Do this
Write out every line of the material as it stands, apart from the pictures.
________
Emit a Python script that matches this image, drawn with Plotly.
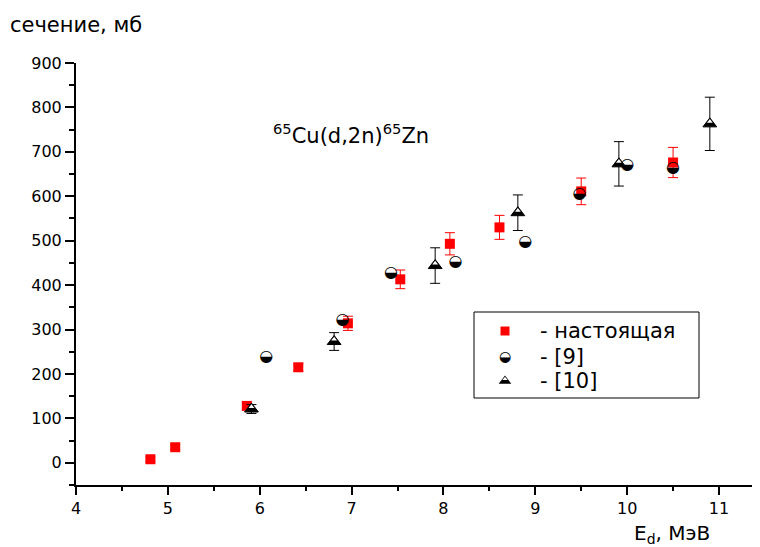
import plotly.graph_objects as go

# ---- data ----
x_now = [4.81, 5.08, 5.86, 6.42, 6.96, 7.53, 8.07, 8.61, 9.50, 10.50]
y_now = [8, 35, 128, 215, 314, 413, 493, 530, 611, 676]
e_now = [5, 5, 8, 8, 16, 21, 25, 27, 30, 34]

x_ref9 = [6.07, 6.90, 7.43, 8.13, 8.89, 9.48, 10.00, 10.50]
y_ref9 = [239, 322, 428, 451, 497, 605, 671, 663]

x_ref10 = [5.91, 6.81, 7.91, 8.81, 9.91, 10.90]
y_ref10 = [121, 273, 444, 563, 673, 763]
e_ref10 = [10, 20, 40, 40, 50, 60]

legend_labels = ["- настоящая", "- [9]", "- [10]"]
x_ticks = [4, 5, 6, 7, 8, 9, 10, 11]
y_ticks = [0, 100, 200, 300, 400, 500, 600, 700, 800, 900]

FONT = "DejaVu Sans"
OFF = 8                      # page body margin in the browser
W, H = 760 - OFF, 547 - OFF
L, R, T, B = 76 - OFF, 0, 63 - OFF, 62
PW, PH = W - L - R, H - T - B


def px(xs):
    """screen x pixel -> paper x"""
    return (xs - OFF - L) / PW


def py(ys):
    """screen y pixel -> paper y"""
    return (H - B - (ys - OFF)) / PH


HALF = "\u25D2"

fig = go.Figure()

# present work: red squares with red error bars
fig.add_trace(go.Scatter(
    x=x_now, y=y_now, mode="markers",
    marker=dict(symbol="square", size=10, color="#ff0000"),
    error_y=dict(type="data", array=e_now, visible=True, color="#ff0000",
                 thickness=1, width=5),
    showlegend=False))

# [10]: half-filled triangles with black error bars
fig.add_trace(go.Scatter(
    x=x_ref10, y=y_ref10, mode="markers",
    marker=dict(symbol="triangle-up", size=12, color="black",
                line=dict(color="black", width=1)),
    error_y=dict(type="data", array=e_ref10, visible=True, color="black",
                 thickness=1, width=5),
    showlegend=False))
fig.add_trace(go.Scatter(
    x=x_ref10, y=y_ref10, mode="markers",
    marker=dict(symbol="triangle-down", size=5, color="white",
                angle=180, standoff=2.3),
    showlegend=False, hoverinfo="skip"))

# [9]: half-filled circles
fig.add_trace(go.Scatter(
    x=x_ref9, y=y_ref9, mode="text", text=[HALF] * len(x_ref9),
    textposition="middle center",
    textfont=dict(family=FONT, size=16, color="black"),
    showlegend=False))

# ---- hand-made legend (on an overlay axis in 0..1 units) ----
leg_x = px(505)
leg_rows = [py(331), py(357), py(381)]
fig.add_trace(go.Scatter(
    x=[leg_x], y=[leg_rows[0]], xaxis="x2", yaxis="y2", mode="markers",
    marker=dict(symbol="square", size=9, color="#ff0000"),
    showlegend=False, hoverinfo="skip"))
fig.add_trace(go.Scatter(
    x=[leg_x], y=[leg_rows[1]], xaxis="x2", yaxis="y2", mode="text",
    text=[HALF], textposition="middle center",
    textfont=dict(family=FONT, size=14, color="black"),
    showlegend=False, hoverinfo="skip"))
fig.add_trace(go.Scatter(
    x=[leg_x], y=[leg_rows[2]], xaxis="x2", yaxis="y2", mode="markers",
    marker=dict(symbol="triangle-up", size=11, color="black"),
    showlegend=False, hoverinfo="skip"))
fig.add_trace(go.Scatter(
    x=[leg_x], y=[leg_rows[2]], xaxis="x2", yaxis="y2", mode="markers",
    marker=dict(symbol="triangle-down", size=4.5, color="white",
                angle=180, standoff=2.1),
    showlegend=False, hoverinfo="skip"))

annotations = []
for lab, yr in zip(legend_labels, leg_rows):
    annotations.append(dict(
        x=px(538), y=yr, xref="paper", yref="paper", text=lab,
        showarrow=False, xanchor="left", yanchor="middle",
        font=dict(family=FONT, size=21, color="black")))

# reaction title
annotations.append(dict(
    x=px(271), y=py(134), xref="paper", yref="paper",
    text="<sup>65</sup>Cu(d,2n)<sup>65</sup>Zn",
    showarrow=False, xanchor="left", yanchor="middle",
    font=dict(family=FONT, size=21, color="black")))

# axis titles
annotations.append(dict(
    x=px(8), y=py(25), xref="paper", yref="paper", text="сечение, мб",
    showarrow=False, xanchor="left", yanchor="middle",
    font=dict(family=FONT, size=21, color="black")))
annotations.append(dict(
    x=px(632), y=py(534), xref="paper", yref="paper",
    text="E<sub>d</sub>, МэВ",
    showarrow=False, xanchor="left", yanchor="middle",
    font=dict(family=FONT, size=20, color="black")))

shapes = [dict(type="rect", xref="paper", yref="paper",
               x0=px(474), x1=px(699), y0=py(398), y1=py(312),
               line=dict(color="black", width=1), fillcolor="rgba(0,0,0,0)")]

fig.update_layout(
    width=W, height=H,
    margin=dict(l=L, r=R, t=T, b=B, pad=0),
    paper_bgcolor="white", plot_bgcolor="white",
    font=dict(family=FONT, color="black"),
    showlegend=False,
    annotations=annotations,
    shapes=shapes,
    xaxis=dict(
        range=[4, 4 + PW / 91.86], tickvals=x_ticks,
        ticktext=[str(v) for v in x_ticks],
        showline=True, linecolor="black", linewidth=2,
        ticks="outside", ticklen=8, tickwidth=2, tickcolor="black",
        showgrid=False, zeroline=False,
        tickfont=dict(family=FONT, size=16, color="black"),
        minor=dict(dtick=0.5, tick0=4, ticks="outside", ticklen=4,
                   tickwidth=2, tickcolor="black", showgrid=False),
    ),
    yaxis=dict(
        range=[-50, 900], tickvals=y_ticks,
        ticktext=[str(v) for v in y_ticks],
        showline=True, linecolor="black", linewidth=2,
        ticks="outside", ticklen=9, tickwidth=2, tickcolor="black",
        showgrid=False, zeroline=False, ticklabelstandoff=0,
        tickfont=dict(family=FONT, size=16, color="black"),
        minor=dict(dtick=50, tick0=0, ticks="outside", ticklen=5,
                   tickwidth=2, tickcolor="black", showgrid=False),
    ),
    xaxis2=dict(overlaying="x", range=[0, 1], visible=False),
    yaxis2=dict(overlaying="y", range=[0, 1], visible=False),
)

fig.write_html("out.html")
________
Response to this exercise
Emit a Python script that matches this image, drawn with Plotly.
import plotly.graph_objects as go

# ---- data ----
x_now = [4.81, 5.08, 5.86, 6.42, 6.96, 7.53, 8.07, 8.61, 9.50, 10.50]
y_now = [8, 35, 128, 215, 314, 413, 493, 530, 611, 676]
e_now = [5, 5, 8, 8, 16, 21, 25, 27, 30, 34]

x_ref9 = [6.07, 6.90, 7.43, 8.13, 8.89, 9.48, 10.00, 10.50]
y_ref9 = [239, 322, 428, 451, 497, 605, 671, 663]

x_ref10 = [5.91, 6.81, 7.91, 8.81, 9.91, 10.90]
y_ref10 = [121, 273, 444, 563, 673, 763]
e_ref10 = [10, 20, 40, 40, 50, 60]

legend_labels = ["- настоящая", "- [9]", "- [10]"]
x_ticks = [4, 5, 6, 7, 8, 9, 10, 11]
y_ticks = [0, 100, 200, 300, 400, 500, 600, 700, 800, 900]

FONT = "DejaVu Sans"
OFF = 8                      # page body margin in the browser
W, H = 760 - OFF, 547 - OFF
L, R, T, B = 76 - OFF, 0, 63 - OFF, 62
PW, PH = W - L - R, H - T - B


def px(xs):
    """screen x pixel -> paper x"""
    return (xs - OFF - L) / PW


def py(ys):
    """screen y pixel -> paper y"""
    return (H - B - (ys - OFF)) / PH


HALF = "\u25D2"

fig = go.Figure()

# present work: red squares with red error bars
fig.add_trace(go.Scatter(
    x=x_now, y=y_now, mode="markers",
    marker=dict(symbol="square", size=10, color="#ff0000"),
    error_y=dict(type="data", array=e_now, visible=True, color="#ff0000",
                 thickness=1, width=5),
    showlegend=False))

# [10]: half-filled triangles with black error bars
fig.add_trace(go.Scatter(
    x=x_ref10, y=y_ref10, mode="markers",
    marker=dict(symbol="triangle-up", size=12, color="black",
                line=dict(color="black", width=1)),
    error_y=dict(type="data", array=e_ref10, visible=True, color="black",
                 thickness=1, width=5),
    showlegend=False))
fig.add_trace(go.Scatter(
    x=x_ref10, y=y_ref10, mode="markers",
    marker=dict(symbol="triangle-down", size=5, color="white",
                angle=180, standoff=2.3),
    showlegend=False, hoverinfo="skip"))

# [9]: half-filled circles
fig.add_trace(go.Scatter(
    x=x_ref9, y=y_ref9, mode="text", text=[HALF] * len(x_ref9),
    textposition="middle center",
    textfont=dict(family=FONT, size=16, color="black"),
    showlegend=False))

# ---- hand-made legend (on an overlay axis in 0..1 units) ----
leg_x = px(505)
leg_rows = [py(331), py(357), py(381)]
fig.add_trace(go.Scatter(
    x=[leg_x], y=[leg_rows[0]], xaxis="x2", yaxis="y2", mode="markers",
    marker=dict(symbol="square", size=9, color="#ff0000"),
    showlegend=False, hoverinfo="skip"))
fig.add_trace(go.Scatter(
    x=[leg_x], y=[leg_rows[1]], xaxis="x2", yaxis="y2", mode="text",
    text=[HALF], textposition="middle center",
    textfont=dict(family=FONT, size=14, color="black"),
    showlegend=False, hoverinfo="skip"))
fig.add_trace(go.Scatter(
    x=[leg_x], y=[leg_rows[2]], xaxis="x2", yaxis="y2", mode="markers",
    marker=dict(symbol="triangle-up", size=11, color="black"),
    showlegend=False, hoverinfo="skip"))
fig.add_trace(go.Scatter(
    x=[leg_x], y=[leg_rows[2]], xaxis="x2", yaxis="y2", mode="markers",
    marker=dict(symbol="triangle-down", size=4.5, color="white",
                angle=180, standoff=2.1),
    showlegend=False, hoverinfo="skip"))

annotations = []
for lab, yr in zip(legend_labels, leg_rows):
    annotations.append(dict(
        x=px(538), y=yr, xref="paper", yref="paper", text=lab,
        showarrow=False, xanchor="left", yanchor="middle",
        font=dict(family=FONT, size=21, color="black")))

# reaction title
annotations.append(dict(
    x=px(271), y=py(134), xref="paper", yref="paper",
    text="<sup>65</sup>Cu(d,2n)<sup>65</sup>Zn",
    showarrow=False, xanchor="left", yanchor="middle",
    font=dict(family=FONT, size=21, color="black")))

# axis titles
annotations.append(dict(
    x=px(8), y=py(25), xref="paper", yref="paper", text="сечение, мб",
    showarrow=False, xanchor="left", yanchor="middle",
    font=dict(family=FONT, size=21, color="black")))
annotations.append(dict(
    x=px(632), y=py(534), xref="paper", yref="paper",
    text="E<sub>d</sub>, МэВ",
    showarrow=False, xanchor="left", yanchor="middle",
    font=dict(family=FONT, size=20, color="black")))

shapes = [dict(type="rect", xref="paper", yref="paper",
               x0=px(474), x1=px(699), y0=py(398), y1=py(312),
               line=dict(color="black", width=1), fillcolor="rgba(0,0,0,0)")]

fig.update_layout(
    width=W, height=H,
    margin=dict(l=L, r=R, t=T, b=B, pad=0),
    paper_bgcolor="white", plot_bgcolor="white",
    font=dict(family=FONT, color="black"),
    showlegend=False,
    annotations=annotations,
    shapes=shapes,
    xaxis=dict(
        range=[4, 4 + PW / 91.86], tickvals=x_ticks,
        ticktext=[str(v) for v in x_ticks],
        showline=True, linecolor="black", linewidth=2,
        ticks="outside", ticklen=8, tickwidth=2, tickcolor="black",
        showgrid=False, zeroline=False,
        tickfont=dict(family=FONT, size=16, color="black"),
        minor=dict(dtick=0.5, tick0=4, ticks="outside", ticklen=4,
                   tickwidth=2, tickcolor="black", showgrid=False),
    ),
    yaxis=dict(
        range=[-50, 900], tickvals=y_ticks,
        ticktext=[str(v) for v in y_ticks],
        showline=True, linecolor="black", linewidth=2,
        ticks="outside", ticklen=9, tickwidth=2, tickcolor="black",
        showgrid=False, zeroline=False, ticklabelstandoff=0,
        tickfont=dict(family=FONT, size=16, color="black"),
        minor=dict(dtick=50, tick0=0, ticks="outside", ticklen=5,
                   tickwidth=2, tickcolor="black", showgrid=False),
    ),
    xaxis2=dict(overlaying="x", range=[0, 1], visible=False),
    yaxis2=dict(overlaying="y", range=[0, 1], visible=False),
)

fig.write_html("out.html")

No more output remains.